Question

If the polynomial \[{{x}^{4}}-6{{x}^{3}}+16{{x}^{^{2}}}-25x+10\] is divided by another polynomial ${{x}^{2}}-2x+k$, the remainder comes out to be x + a, find k and a.

Answer 1

Hint: The polynomial which has to be divided must have a higher degree of polynomial as compared to another polynomial which divides the first polynomial.
The polynomial which gets divided is known as dividend, the polynomial which divides dividend is divisor, the multiple obtained is quotient and the remaining polynomial is known as remainder.

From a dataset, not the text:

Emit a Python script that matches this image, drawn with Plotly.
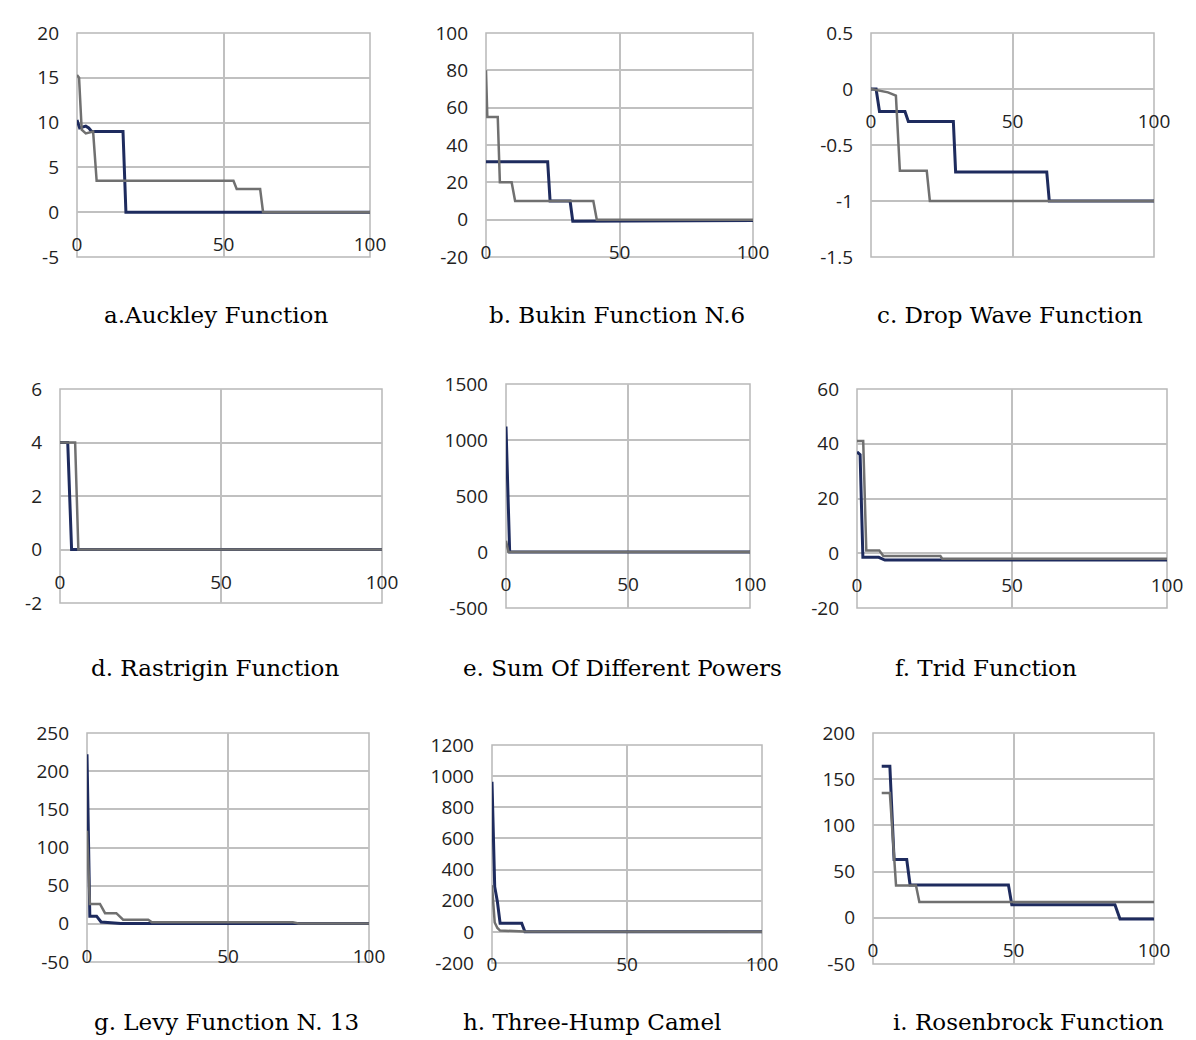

Complete step by step answer:
The polynomial p(x) is equal to\[{{x}^{4}}-6{{x}^{3}}+16{{x}^{^{2}}}-25x+10\].
The divisor polynomial is taken to be g(x) =${{x}^{2}}-2x+k$.
When p(x) is divided by g(x), the quotient obtained is to be termed as q(x) and remainder to be termed as r(x).
The p(x) is divided by g(x) as follows:
\[\begin{matrix}
  {{x}^{2}}-2x+k\overline{\left){\begin{align}
  & {{x}^{4}}-6{{x}^{3}}+16{{x}^{2}}-25x+10\text{ } \\
 & \underline{-{{x}^{4}}+2{{x}^{3}}-k{{x}^{2}}} \\
\end{align}}\right.}({{x}^{2}}-4x+8-k) \\
  0-4{{x}^{3}}+16{{x}^{2}}-k{{x}^{2}}-25x+10 \\
  \underline{+\text{ }4{{x}^{3}}-8{{x}^{2}}+4xk} \\
  8{{x}^{2}}-k{{x}^{2}}-25x+4kx+10 \\
  -\underline{8{{x}^{2}}+k{{x}^{2}}+16x-2kx-8k+{{k}^{2}}} \\
  -9x+2kx+10-8k+{{k}^{2}} \\
\end{matrix}\]
The remainder r(x) is equal to x + a.
Remainder r(x) is equal to \[-9x+2kx+10-8k+{{k}^{2}}\] and it is compared with given remainder to find values of k and a.
The values are compared as:
\[-9x+2kx+10-8k+{{k}^{2}}\]= x + a
→ \[(-9+2k)x+(10-8k+{{k}^{2}})\]= x + a
The coefficients of x are compared and equalized to each other and similarly, coefficients of constant terms are equalized to find values of k and a.
Coefficients of linear variable x are compared as follows:
$\begin{align}
  & -9+2k=1 \\
 & 2k=1+9 \\
 & k=\dfrac{10}{2} \\
 & k=5
\end{align}$
The value of k is determined to be equal to 5.
Now, the coefficients of constant terms are compared to get value of a. The coefficients of constants are compared as:
\[\begin{align}
  & 10-8k+{{k}^{2}}=a \\
 & 10-(8\times 5)+{{(5)}^{2}}=a \\
 & a=-5
\end{align}\]
Therefore, k =$5$, a =$-5$.

Note: For finding two unknown values as here, k and a, it is essential that there are two relations available. Two equations are required for finding two variables.